Il se sert un verre de scotch. Quelle tuile que dans toute l’armée française, personne n’ait relu Jomini l’année dernière ! Il repensa au général Fay, chef d’état-major des forces aériennes, ne lui avait-il pas dit clairement son désaccord ? Navarre balaie ce souvenir d’un revers de main. Plus personne ne lit Jomini, songe-t-il… sauf, peut-être… et c’est alors qu’il aperçoit au loin, sous une hampe de latanier, derrière un entrelacs de broussailles évoquant un terrible nœud, comme une énigme : deux yeux. Puis sa vision se précisant soudain : le visage du général viêtminh, Vo Nguyên Giáp. Ah ! oui, celui-là a sans doute lu Jomini, et Vauban aussi et toutes ses théories sur les sièges ; ah, on a peut-être mal fait de leur apprendre à lire à ces Vietnamiens, et dans notre langue !

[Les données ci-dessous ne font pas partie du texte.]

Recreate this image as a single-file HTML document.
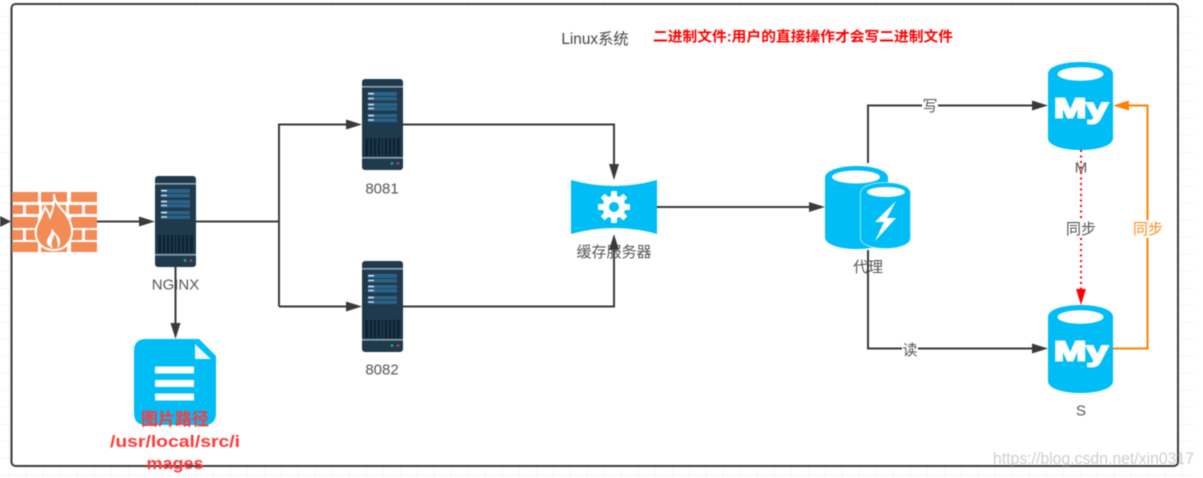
<!DOCTYPE html>
<html><head><meta charset="utf-8"><style>
html,body{margin:0;padding:0;background:#fff;width:1203px;height:478px;overflow:hidden}
svg{display:block;filter:blur(.55px)}
text{font-family:"Liberation Sans","Noto Sans CJK SC",sans-serif}
</style></head><body>
<svg width="1203" height="478" viewBox="0 0 1203 478" xmlns="http://www.w3.org/2000/svg">
<defs>
<pattern id="g" width="17" height="17" patternUnits="userSpaceOnUse" x="9" y="16"><path d="M0 0V17M0 0H17" fill="none" stroke="#ececec" stroke-width="1"/></pattern>
<g id="srv">
<rect width="41" height="91" rx="3" fill="#1f3a4c"/>
<rect y="7" width="41" height="1.6" fill="#8fa3ae"/>
<rect x="6" y="13" width="29" height="4" fill="#2a6289"/><rect x="6" y="18" width="29" height="3.5" fill="#2a6289"/>
<rect x="6" y="24" width="29" height="3.5" fill="#2a6289"/><rect x="6" y="28" width="29" height="3.5" fill="#2a6289"/>
<rect x="6" y="35" width="29" height="3.5" fill="#2a6289"/><rect x="6" y="39.5" width="29" height="3.5" fill="#2a6289"/>
<rect x="6" y="14" width="6" height="1.4" fill="#e8f0f4"/><rect x="6" y="18.8" width="6" height="1.4" fill="#cfe0e8"/>
<rect x="6" y="24.8" width="6" height="1.4" fill="#e8f0f4"/><rect x="6" y="28.8" width="6" height="1.4" fill="#cfe0e8"/>
<rect x="6" y="35.8" width="6" height="1.4" fill="#e8f0f4"/><rect x="6" y="40.3" width="6" height="1.4" fill="#cfe0e8"/>
<rect x="3" y="59" width="35" height="18" fill="#0f2536"/>
<path d="M7 59v18M11 59v18M15 59v18M19 59v18M22 59v18M26 59v18M30 59v18M34 59v18" stroke="#2c4a60" stroke-width=".8"/>
<rect y="78" width="41" height="1.6" fill="#8fa3ae"/>
<circle cx="30" cy="84.5" r="1.4" fill="#2fa36b"/><circle cx="36" cy="84.5" r="1.4" fill="#c43a55"/>
</g>
<g id="my">
<path d="M0 12C0 -4 65 -4 65 12V76C65 92 0 92 0 76Z" fill="#00bdf6"/>
<ellipse cx="32.5" cy="12" rx="23" ry="6.8" fill="#fff"/>
<text x="6" y="55.500" font-size="28" font-weight="700" fill="#fff" stroke="#fff" stroke-width="2" textLength="54" lengthAdjust="spacingAndGlyphs">My</text>
</g>
</defs>
<rect x="0" y="0" width="1194" height="478" fill="url(#g)"/>
<rect x="11.5" y="4" width="1166.5" height="462" rx="4" fill="#fff" stroke="#3a3a3a" stroke-width="2"/>

<text x="595" y="44" font-size="15.300" fill="#444" text-anchor="middle">Linux系统</text>
<text x="653" y="41.500" font-size="14.300" font-weight="700" fill="#ff0000" textLength="300" lengthAdjust="spacingAndGlyphs">二进制文件:用户的直接操作才会写二进制文件</text>

<!-- firewall -->
<g fill="#f28b55">
<path d="M12 192h26v10H12zM41 192h26v10H41zM71 192h26v10H71z"/>
<path d="M12 205h11v9H12zM26 205h13v9H26zM42 205h24v9H42zM69 205h13v9H69zM85 205h12v9H85z"/>
<path d="M12 217h26v11H12zM41 217h26v11H41zM71 217h26v11H71z"/>
<path d="M12 230h11v10H12zM26 230h13v10H26zM69 230h13v10H69zM85 230h12v10H85z"/>
<path d="M12 242h26v10H12zM41 242h26v10H41zM71 242h26v10H71z"/>
<path d="M54 194C55 205 62 208 67 216C72 224 74 232 70 240C66 248 60 250 54 250C46 250 38 246 36 236C34 226 42 218 45 207C48 211 49 214 50 217C53 210 55 202 54 194Z" stroke="#fff" stroke-width="2"/>
<path d="M52 228C52 235 46 238 47 243C48 246 51 248 53 248C50 244 53 238 55 234C57 240 59 244 57 248C61 246 61 240 58 236C55 233 53 231 52 228Z" fill="#fff"/>
</g>

<!-- servers -->
<use href="#srv" x="155" y="176"/>
<use href="#srv" x="362" y="79"/>
<use href="#srv" x="362" y="261"/>
<text x="175.500" y="289.500" font-size="15" fill="#555" text-anchor="middle">NGINX</text>
<text x="382" y="193.500" font-size="15" fill="#555" text-anchor="middle">8081</text>
<text x="382" y="374.500" font-size="15" fill="#555" text-anchor="middle">8082</text>

<!-- document -->
<path d="M146 339H199L216 356V413Q216 425 204 425H146Q134 425 134 413V351Q134 339 146 339Z" fill="#00bdf6"/>
<path d="M195 344L211 359H195Z" fill="#e8f8fe"/>
<rect x="155" y="366.500" width="39" height="7" fill="#fff"/><rect x="155" y="380" width="39" height="7" fill="#fff"/><rect x="155" y="393.500" width="39" height="7" fill="#fff"/>

<!-- cache -->
<path d="M571 180Q614 192 657 180V234Q614 222 571 234Z" fill="#00bdf6"/>
<g transform="translate(614 207)" fill="#fff">
<circle r="11.500"/>
<g id="t"><rect x="-3" y="-16" width="6" height="32" rx="1"/><rect x="-3" y="-16" width="6" height="32" rx="1" transform="rotate(45)"/><rect x="-3" y="-16" width="6" height="32" rx="1" transform="rotate(90)"/><rect x="-3" y="-16" width="6" height="32" rx="1" transform="rotate(135)"/></g>
<circle r="5" fill="#00bdf6"/>
</g>
<text x="614" y="257" font-size="15" fill="#555" text-anchor="middle">缓存服务器</text>

<!-- proxy -->
<path d="M825 178C825 162 888 162 888 178V237C888 253 825 253 825 237Z" fill="#00bdf6"/>
<ellipse cx="856" cy="177" rx="24" ry="6.500" fill="#fff"/>
<path d="M860.500 193C860.500 179 910.500 179 910.500 193V238C910.500 252 860.500 252 860.500 238Z" fill="#00bdf6" stroke="#bfeefc" stroke-width=".8"/>
<ellipse cx="886" cy="192" rx="19" ry="5" fill="#fff"/>
<path d="M896 201L875 222H884L875 241L896 218H887Z" fill="#fff"/>
<text x="868" y="272" font-size="15" fill="#555" text-anchor="middle">代理</text>

<!-- mysql -->
<use href="#my" x="1048" y="62"/>
<use href="#my" x="1048" y="305"/>
<text x="1081" y="172.500" font-size="15" fill="#555" text-anchor="middle">M</text>
<text x="1081" y="415.500" font-size="15" fill="#555" text-anchor="middle">S</text>

<!-- connectors -->
<g fill="none" stroke="#3a3a3a" stroke-width="2">
<path d="M0 221.500H3"/>
<path d="M97 221.500H145"/>
<path d="M196 221.500H279M279 306.500V124.500H352M279 306.500H352"/>
<path d="M175.500 267V329"/>
<path d="M403 124.500H614V170"/>
<path d="M403 306.500H614V244"/>
<path d="M657 207H815"/>
<path d="M868 163V105.500H1038"/>
<path d="M868 250V348.500H1038"/>
</g>
<g fill="#3a3a3a">
<path d="M11 221.500L0 216V227Z"/>
<path d="M155 221.500L139 216.500V226.500Z"/>
<path d="M362 124.500L346 119.500V129.500Z"/>
<path d="M362 306.500L346 301.500V311.500Z"/>
<path d="M175.500 339L170.500 323H180.500Z"/>
<path d="M614 180L609 164H619Z"/>
<path d="M614 234L609 250H619Z"/>
<path d="M825 207L809 202V212Z"/>
<path d="M1048 105.500L1032 100.500V110.500Z"/>
<path d="M1048 348.500L1032 343.500V353.500Z"/>
</g>
<path d="M1081 150V295" fill="none" stroke="#ff0000" stroke-width="2" stroke-dasharray="2 3.500"/>
<path d="M1081 305L1076 289H1086Z" fill="#ff0000"/>
<path d="M1113 348.500H1147.500V105.500H1125" fill="none" stroke="#ff8000" stroke-width="2"/>
<path d="M1113 105.500L1129 100.500V110.500Z" fill="#ff8000"/>

<!-- edge labels -->
<rect x="922" y="97" width="16" height="17" fill="#fff"/>
<text x="930" y="111" font-size="15" fill="#555" text-anchor="middle">写</text>
<rect x="902" y="341" width="16" height="17" fill="#fff"/>
<text x="910" y="355" font-size="15" fill="#555" text-anchor="middle">读</text>
<rect x="1066" y="220" width="30" height="18" fill="#fff"/>
<text x="1081" y="234" font-size="15" fill="#555" text-anchor="middle">同步</text>
<rect x="1133" y="220" width="30" height="18" fill="#fff"/>
<text x="1148" y="234" font-size="15" fill="#ff8c1a" text-anchor="middle">同步</text>

<!-- doc label -->
<g font-size="17" font-weight="700" fill="#ff3a3a" text-anchor="middle">
<text x="175" y="425">图片路径</text>
<text x="175" y="447" textLength="130" lengthAdjust="spacingAndGlyphs">/usr/local/src/i</text>
<text x="175" y="469" textLength="57" lengthAdjust="spacingAndGlyphs">mages</text>
</g>

<text x="993" y="464" font-size="17" fill="#a0a0a0" fill-opacity=".5" textLength="201" lengthAdjust="spacingAndGlyphs">https://blog.csdn.net/xin0317</text>
</svg>
</body></html>
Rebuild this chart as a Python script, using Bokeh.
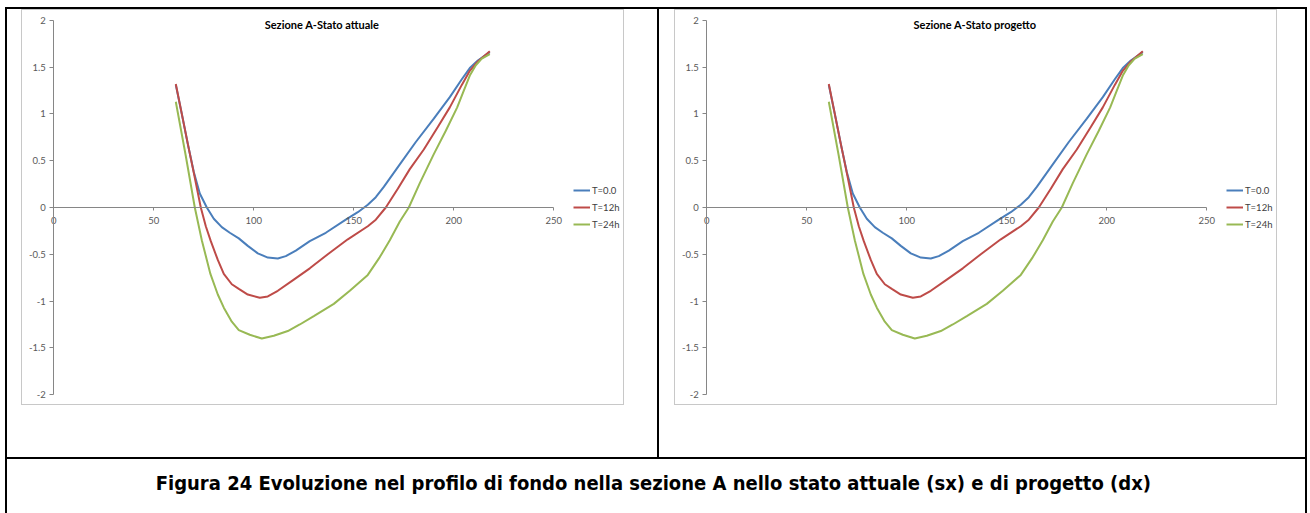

Truculent lorsqu’il évoque à demi-mot le mépris des militaires vis-à-vis de leurs adversaires (qui engendrera indirectement cette génération de capitaines et de colonels qui tenteront d’appliquer en Algérie ce qu’ils estimeront plus ou moins adroitement être la leçon donnée par le Viêtminh), Éric Vuillard atteint le somptueux paroxysme de son écriture si particulière lorsqu’il évoque, comme un marqueur permanent du flot politique qui envahit tout sur son passage, le soubassement économique qui est discrètement là et bien là : le conseil d’administration de la banque Rivaud (chapitre 20, à quelques pages de la fin de l’ouvrage qui nous emmène en un clin d’œil trente ans plus loin avec « La chute de Saigon »), qui ne deviendra que plus tard la banque de référence du RPR, et qui à l’époque est avant tout le centre de gravité d’un groupe comportant des sociétés aux noms aussi enchanteurs que Financière des Terres Rouges, Caoutchoucs de Padang ou Mines de Kali-Sainte-Thérèse (groupe sur lequel, rappelons-le au passage, le raid victorieux conduit par Vincent Bolloré en 1997 sera – coïncidence ? – à l’origine du décollage de la fortune de l’industriel breton du papier ultra-fin), est un petit monument littéraire à lui tout seul, tandis que le titre malicieux du chapitre 6, « Comment nos glorieuses batailles se transforment en sociétés anonymes », aurait pu constituer le véritable nom souterrain de ces 200 pages de lecture et d’écriture opiniâtre de l’Histoire réelle.